For weeks, protesters in Nepal's southern plains have been agitating against plans to divide the small area into several provinces, as part of an overhaul envisaged under a new federal constitution that politicians are now finalizing. Historically marginalized communities, including the Madhesi ethnic minority, say the new borders would limit their political representation.

The government and major political parties hope that the constitution, in the works for seven years now, could provide much-needed political stability and bolster economic development in the Himalayan nation, which has been reeling from two devastating earthquakes that killed 8,900 people this year.

Fatalities increase as Madhesi protesters demand independent state

But more than 20 people have died in protests in total since those plans were first unveiled two weeks ago, with members of two large plains communities demanding greater autonomy under the charter. Nepali police killed five protesters since the beginning of this week alone, as demonstrators threw stones and petrol bombs. Four of the victims were reportedly Madhesis.

Police official Kamal Singh Bam said that protesters in the town of Birgunj were violating a curfew order, and attempted to attack the police station when officers opened fire, killing four.
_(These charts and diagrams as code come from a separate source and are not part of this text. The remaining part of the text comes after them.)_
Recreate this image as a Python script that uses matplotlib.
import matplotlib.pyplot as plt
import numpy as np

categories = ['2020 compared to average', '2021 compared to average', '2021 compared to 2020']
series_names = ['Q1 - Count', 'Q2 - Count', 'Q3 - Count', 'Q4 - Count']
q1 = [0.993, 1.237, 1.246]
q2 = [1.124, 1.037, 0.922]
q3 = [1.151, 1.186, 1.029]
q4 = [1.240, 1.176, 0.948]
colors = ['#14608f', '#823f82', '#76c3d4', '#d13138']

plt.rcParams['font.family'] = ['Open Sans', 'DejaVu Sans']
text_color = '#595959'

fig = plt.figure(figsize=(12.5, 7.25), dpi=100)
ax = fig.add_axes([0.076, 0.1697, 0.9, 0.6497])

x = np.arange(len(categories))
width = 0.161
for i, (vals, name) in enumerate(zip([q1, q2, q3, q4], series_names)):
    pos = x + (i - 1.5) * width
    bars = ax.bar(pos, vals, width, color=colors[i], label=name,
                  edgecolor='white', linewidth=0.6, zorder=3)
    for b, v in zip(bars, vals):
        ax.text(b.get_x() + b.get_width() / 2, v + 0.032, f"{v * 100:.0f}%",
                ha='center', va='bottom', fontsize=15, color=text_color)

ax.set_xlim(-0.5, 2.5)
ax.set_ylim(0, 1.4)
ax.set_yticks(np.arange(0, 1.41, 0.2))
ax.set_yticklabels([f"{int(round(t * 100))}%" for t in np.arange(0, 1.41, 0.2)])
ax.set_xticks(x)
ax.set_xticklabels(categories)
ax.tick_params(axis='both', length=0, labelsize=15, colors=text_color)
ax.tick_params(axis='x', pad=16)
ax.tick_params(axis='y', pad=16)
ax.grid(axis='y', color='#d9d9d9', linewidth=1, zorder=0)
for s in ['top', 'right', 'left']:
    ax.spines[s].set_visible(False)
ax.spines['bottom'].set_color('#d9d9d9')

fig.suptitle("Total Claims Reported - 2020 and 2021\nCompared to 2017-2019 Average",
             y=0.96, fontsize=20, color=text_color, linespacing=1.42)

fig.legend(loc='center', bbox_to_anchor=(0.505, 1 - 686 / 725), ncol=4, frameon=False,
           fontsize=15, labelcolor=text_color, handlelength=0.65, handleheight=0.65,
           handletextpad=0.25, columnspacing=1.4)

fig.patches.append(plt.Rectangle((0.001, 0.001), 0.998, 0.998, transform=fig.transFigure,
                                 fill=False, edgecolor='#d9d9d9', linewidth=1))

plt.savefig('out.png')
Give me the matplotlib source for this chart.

The town is located about eight kilometers (five miles) away from the Indian border and 135 kilometers (80 miles) south of the capital, Kathmandu.

Another protester was killed in Kalaiya, about 20 kilometers (12 miles) east of Birgunj, when residents there also violated curfew orders imposed to stop violent demonstrations.

A new constitution for a secular state

The growing discord prompted lawmakers from a regional party representing the Madhesis to walk out of the constituent assembly last month and throw their weight behind the protesters.

Under the constitutional proposals, 22 districts in the southern plains, also known as the Tarai, would be joined with provinces that are dominated by mountain dwellers.

The new constitution is expected to bring political stability to Nepal after the devastating earthquake earlier this yearImage: Getty Images/O. Havana

The protesters - mostly from the Madhesi and Tharu minority communities - demanded that their narrow strip of homeland should not be divided into more than two states.

Prime Minister Sushil Koirala has called for talks to tackle the problem, but the protesters insist that the constitutional process must be stopped before any dialogue begins.

A painful past

Lawmakers had begun working on a new national constitution in 2008, two years after the end of the Maoist insurgency, which had left an estimated 16,000 people dead and brought down the 240-year-old Hindu monarchy, ending centuries of inequality in the mountain nation. Nepal was declared a secular republic after its monarchy was abolished, but remains one of the poorest countries in the world.

The monarchs who ruled Nepal promoted Hinduism, and were believed by some to be a reincarnation of the Hindu god Vishnu. Hindu groups have started to demand that the Himalayan nation again be declared a Hindu state in the new constitution.